Climbing the hill to the church of Szent Mihály (St Michael) in Vonyarcvashegy, it was hard to believe that 136-metre-tall dolomite was once an island. I read that but I’m not how true it is. Back in the thirteenth century, the top of the hill was crowned by a small fort. The origins of the church that now stands there can be traced back to 1622. It had a few do-overs, the most notable, perhaps, being in 1739.
That year, some 46 fishermen went fishing in the frozen Balaton. They cut through the ice and in doing so, broke some loose. They were caught up in the flow. Six fell into the water and died. With a sudden change in wind, the others drifted to shore. Believing their survival to be a miracle, they pledged to restore the ruined chapel as a testament of thanks.
At the first bend in the road to the top sits what was the old mortuary. It, too, has been restored. Inside is a memorial by ceramist Németh János. In 1994, the local powers that be recognised the tourist value of the site and initiated the annual 40 Fishermen Memorial Day and Day of Balaton Fishermen. Held in the early days of August each year, professional fishermen from all around the Balaton gather to lay a wreath at the site of what is said to be Hungary’s only fisherman’s church.
The path forks at the memorial. Right takes you up to the church, and left takes you through the small cemetery to steps that climb to the edge of the hill.
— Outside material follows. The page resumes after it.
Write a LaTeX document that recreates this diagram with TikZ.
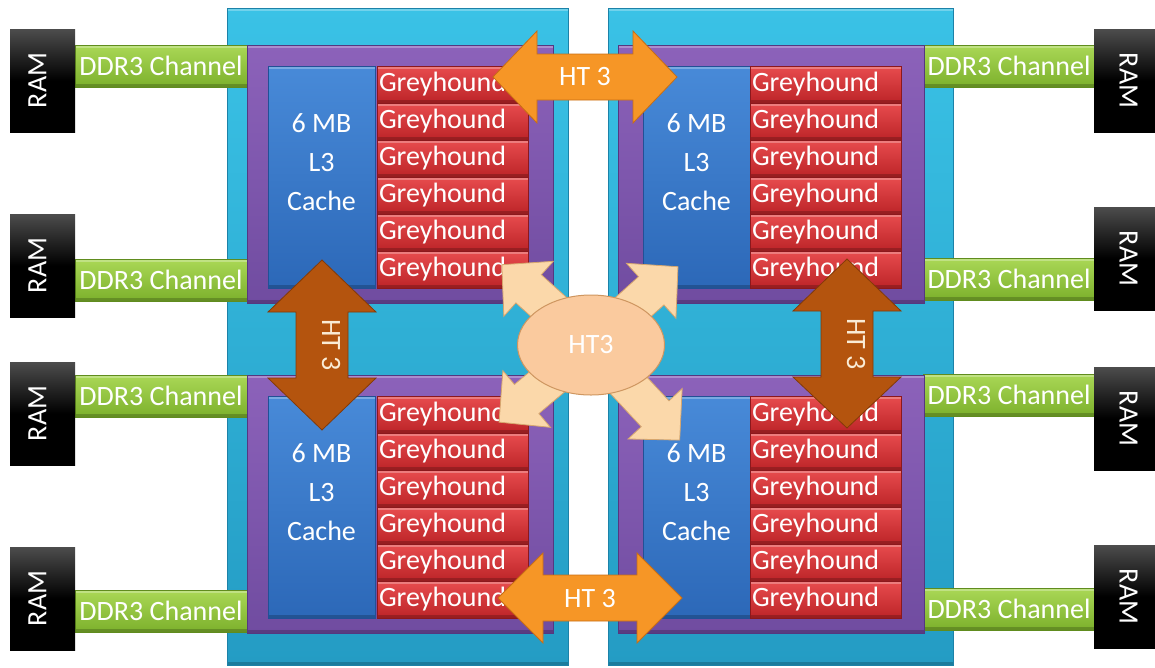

Locals from Vashegy were buried here till the 1950s. The one later burial we saw was in a family plot. The graves were lit with candles and laden with flowers. It was the first day of November, All Saints Day, when Hungarian families gather to pay their respects to their dead.
The small, simple family plots were a far cry from some of the mausoleums I’ve seen but were all the more beautiful for their simplicity. There was an earthiness, too, to how the falling leaves had blanketed the distinction between path and plot.
Lots of the gravemarkers bore the same family name – Angyal – which translates to Angel in English. I came across a piece on the origins of the name, if you’re interested.
There was none of the flash of form and fancy that you find in bigger, city cemeteries and it was all the more wondrous because of it. Walking through the trees with simple graves on either side was all a little surreal.
In front of the church, a wooden calvary depicts Jesus on the cross, flanked by the two thieves. I remember back in primary school, Mother Patrick had us look at a painting for what seemed like hours to figure out the anomaly. Eventually, she had to point it out. The thieves were tied to their crosses; Jesus was nailed to His. I had taken this as gospel and noted same smugly to himself. The carver had gotten it wrong, I said. But I was the one who was wrong. Google being what it is, solved the mystery for me. Apparently there’s nothing in the bible that says the thieves were crucified any differently to Jesus. My bad.
Behind the church, there’s another monument, this one to local mountaineer Gárdos Sándor, the doctor on the Millennium Mount Everest Expedition who died tragically during an expedition in October 2001. He hadn’t yet turned 40. While his body lies entombed in a glacier, his memory is very much alive. In 2011, to mark the 10th anniversary of his death, friends and fellow climbers held a memorial hike that ended up at Szent Mihály Domb. The large boulder has an inscription from a poem by Áprily Lajos – A zarándok (The pilgrim)
S még mindig ment és óriásra nőtt:
égő zarándok, vakmerő apostol.
Míg elnyelte a magasság s a csend:
Himalája, a roppant kőkolostor.
A translation, courtesy of the inimitable Bernard Adams:
Still on he went and grew to giant size
fearless apostle, pilgrim passionate,
on to be swallowed by the silent heights,
the vast stone cloister of Himálaya.
It really is a very special place with panoramic views across the Balaton of the volcanic hills the stretch from Szigliget to Badacsony. It’s worth a visit, if you’re in or around Keszthely, Hévíz, or anywhere this part of the Balaton.